In case someone wants to use the integral of the standard normal cdf to answer this question it is shown following,
$$ \int\Phi_{N(0,1)}(x) = x\Phi_{N(0,1)}(x) - \int x\Phi^{'}_{N(0,1)}(x)dx $$
and here is my failed attempt to convert it to work as the lognormal equivalent,
> # define function to integrate N(0,1) CDF
> int_LN_CDF = function(x, mu, sigma){
+ # transform to lognormal RV
+ y = (log(x) - mu)/sigma
+ # integral of standard normal cdf
+ y*pnorm(y) + 1/sqrt(2*pi)*exp(-(y^2)/2)
+ }
> # set arbitary values of mu and sigma
> mu = log(2); sigma = 0.4
> # test function against numerical approach
> int_LN_CDF(2, mu, sigma) - int_LN_CDF(1, mu, sigma)
[1] 0.3820694
> integrate(function(y) pnorm(y, mu, sigma), lower = 1, upper = 2)
[1] 0.9491263 with absolute error < 1.1e-14
Any help or guidance would be appreciated.
Thanks
You can use a similar approach as for the standard normal distribution used here solving/approximating integral of standard normal cdf. I'll denote by $\Phi$ and $\varphi$ the distribution and density function of the standard normal distribution - the general case should be feasible from there. The distribution function of the log-normal distribution is then $F(x) = \Phi(\log(x))$. Starting with \begin{align} \frac{d}{dx} xF(x) = F(x) + \varphi(\log(x)) \end{align} we need to find a function $L(x)$ such that $\frac{d}{dx} L(x) = -\varphi(\log(x))$. Then we can finally define $I(x) = xF(x) + L(x)$ with $\frac{d}{dx} I(x) = F(x)$ which is what you are looking for. Finding $L$ is not straight forward - so I asked Wolfram Alpha for help. With $L(x) = \frac{1}{2 e^{-0.5}} \mbox{erf} ((1-\log(x)) / \sqrt{2})$, where $\mbox{erf}$ is the error function \begin{align} \mbox{erf}(x) = \frac{2}{\sqrt{\pi}} \int_0^x e^{-t^2} dt \end{align} you should get your result.

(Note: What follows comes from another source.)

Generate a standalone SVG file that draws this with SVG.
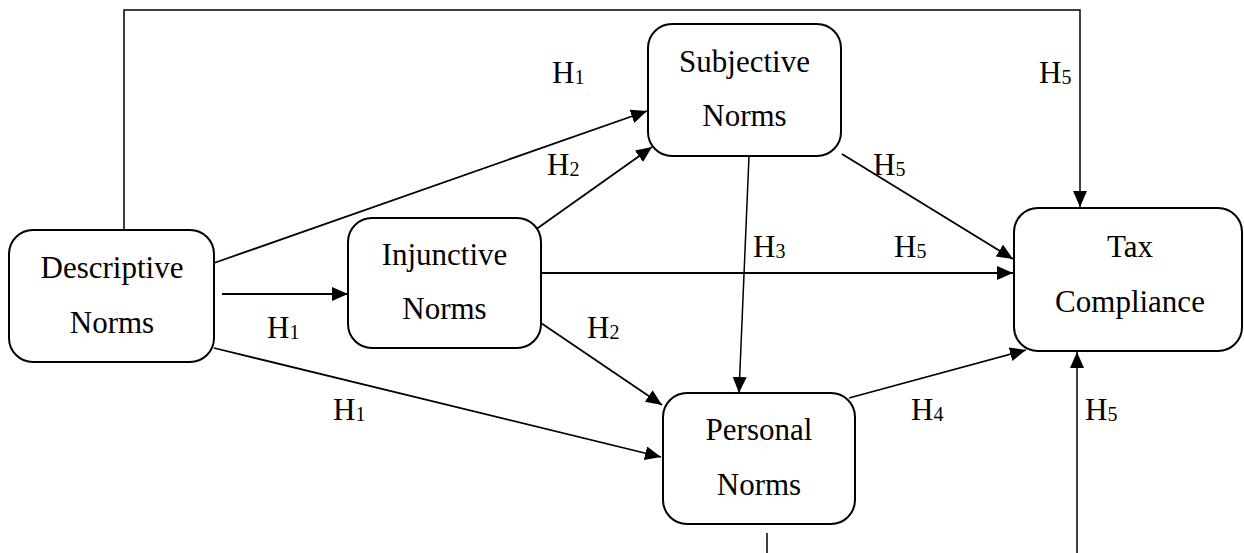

Edit: to make my suggestion in the comment concerning the general case more explicit I suggest to look at \begin{align} L(x) = \frac{1}{2}e^{(\mu+\sigma^2/2)}\mbox{erf}\left(\left(\sigma - \frac{\log(x)-\mu}{\sigma}\right)/\sqrt{2}\right). \end{align} With $\frac{d}{dx}\mbox{erf}(x) = \frac{2}{\sqrt{\pi}}e^{-x²}$ we then get \begin{align} \frac{d}{dx} L(x) &= -\frac{1}{2}e^{(\mu+\sigma^2/2)}\frac{2}{\sqrt{\pi}}e^{-\frac{1}{2}\left(\sigma - \frac{\log(x)-\mu}{\sigma}\right)^2}\frac{1}{x\sigma\sqrt{2}}\\ &= -\frac{1}{x\sigma\sqrt{2\pi}}e^{(\mu+\sigma^2/2)}e^{-\frac{1}{2}\left(\sigma^2 + \left(\frac{\log(x)-\mu}{\sigma}\right)^2 - 2(\log(x)-\mu)\right)}\\ &= -\frac{1}{x\sigma\sqrt{2\pi}}e^{(\mu+\sigma^2/2)}e^{-\frac{1}{2}\sigma^2}e^{-\frac{1}{2}\left(\frac{\log(x)-\mu}{\sigma}\right)^2}e^{\log(x)}e^{-\mu}\\ &= -\frac{1}{\sigma\sqrt{2\pi}}e^{-\frac{1}{2}\left(\frac{\log(x)-\mu}{\sigma}\right)^2}\\ &= -\frac{1}{\sigma}\varphi\left(\frac{\log(x)-\mu}{\sigma}\right). \end{align} Turning back to the general problem with $F_{\mu,\sigma}(x) = \Phi\left(\frac{\log(x)-\mu}{\sigma}\right)$ we now go on defining $I(x) = xF_{\mu,\sigma}(x) + L(x)$ to get \begin{align} \frac{d}{dx}I(x) &= F_{\mu,\sigma}(x) + xf_{\mu,\sigma}(x) - \frac{1}{\sigma }\varphi\left(\frac{\log(x)-\mu}{\sigma}\right)\\ &= F_{\mu,\sigma}(x), \end{align} i.e. $I(x)$ is the anti-derivative of $F_{\mu,\sigma}(x)$.